Michael Bloomberg, a recent graduate of La Trobe University received $0.5 million cash as his inheritance after the death of his father. Michael has decided to invest his wealth in a listed firm which characterised by many shareholders with each shareholder having a small amount of shares

SCENARIO THREE

Tori, a small-time investor, has decided to invest in Dada PLC. Dada PLC has a large bank loan on its books.

Please use the following papers to critically examine the scenarios:

Jensen, M. C., & Meckling, W. H. (1976). Theory of the firm: Managerial behavior, agency costs and ownership structure. Journal of financial economics, 3(4), 305-360.

Kim, W. S., & Sorensen, E. H. (1986). Evidence on the impact of the agency costs of debt on corporate debt policy. Journal of Financial and quantitative analysis, 21(2), 131-144.

Coffee, J. C., Jackson, R. J., Mitts, J., & Bishop, R. (2018). Activist Directors and Agency Costs: What Happens When an Activist Director Goes on the Board?

Required Length: 500 words excluding the references.

Marking criteria

Marks will be allocated to:

Clear and concise discussion of the key points

Relevance to the topic and evidence of wide reading/research

Presentation – format, spelling, vocabulary, readability

Appropriate referencing, including in-text referencing and a reference listStudents may follow either:

Harvard referencing style or ;

APA 6 referencing style

Solutions

Expert Solution

Agency relationship is a contract between two parties, Principal and Agents. Agents are engaged by Principal to perform some duties, these agents are also assigned some decision making authority on behalf of the principal. Example of such a relationship is that of one between stockholders and company management. Here stockholders who are the owners of the resources of the company are principal while management is the hired agent. Ideally agents should act in best interests of the principal but conflicts and issues arise when interests of the agents differ from those of the principal. These issues are termed as agency problems. Often high cost is incurred to keep these problems at bay, such costs are termed as agency costs. These include the following –

1. Cost incurred in monitoring the actions of the agents.

2. Cost incurred to create a bond with the agent

3. Residual cost or in other words the loss principal has to bear due to difference in interests.

In addition to bearing these costs the principal has to take appropriate steps to induce agents to act for the welfare of the principal.
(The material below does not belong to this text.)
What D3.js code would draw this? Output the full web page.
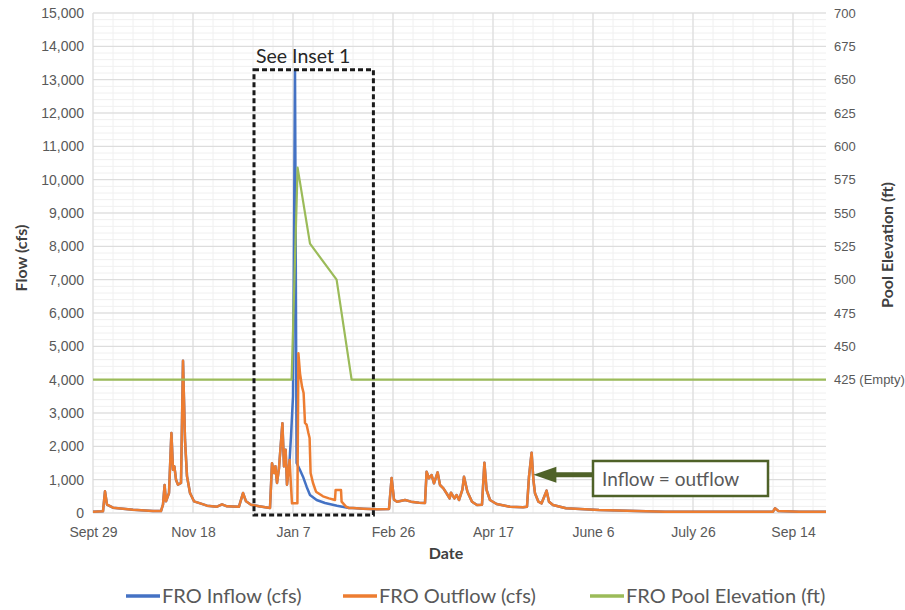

In the three given scenario we evaluate the level of agency cost to be borne by the investors as well as point out its type. In addition to this we have to suggest a mechanism for addressing these costs.

Scenario 1

In the given scenario it is evident that Birim Equity fund has become dominant shareholder due to which it can exercise its influence to benefit itself. It can use company resources thereby adversely affecting the interest of minority shareholders. Here two types of agency problems will arise, one between shareholders and managers, another between dominant shareholders and minority owners. Prospective shareholder therefore would need to keep in mind that agency costs may arise for the following two reasons –

1. Managers making insufficient effort to benefit the owners.

2. Dominant shareholder utilizing company resources for its own benefit.

Level of agency cost to be incurred would depend on how great an influence the equity fund has on the management. In case Birim is separated from the management then the shareholders would simply have to bear agency cost of equity, which is the cost borne by shareholders to prevent management from taking inefficient decisions. In case however Birim gets closely associated with management then other shareholders will also have to monitor that company’s resources are not consumed by it. In such case therefore level of agency cost would be high.

In order to prevent the stated agency problems minority shareholders should ensure presence of independent directors on the board and ensure that they perform their fiduciary duties properly. These directors should also keep an eye on the auditors performance as well his reports.

Scenario 2

Bloomberg is investing in a listed company which doesn’t have any dominant shareholders. Here the agency relationship is between the company’s different shareholders and its management. Agency cost in this case would be low because the company is listed and is already under the scrutiny of SEC. Investors however would have to bear the agency cost of equity which would be incurred to prevent the management from acting inefficiently. Normally in case of listed companies auditors are hired to scrutinize company’s financial statements, in addition to this board of directors also keep a check on the actions of the management. The company can also make use of ESOPs to encourage company management to improve the value of the firm and benefit the shareholders.

Scenario 3

Dada PLC is a privately controlled company with high debt. Majority stockholders as well as debt holder both can hamper the interests of minority investors such as Tori. Debt holders can charge higher interest rates since the company is under heavy debt, they may also impose restrictive covenants due to which Tori’s interests may suffer. In addition to this the company is a private limited company therefore not under SEC scrutiny. Dominating shareholders therefore may misuse their position and use company’s resources without giving proportionate share to Tori. In such case due to high residual costs, agency cost from the point of view of Tori would be high. There is very little that Tori can do in this scenario since decisions of majority shareholders as well as controlling debt holders will prevail.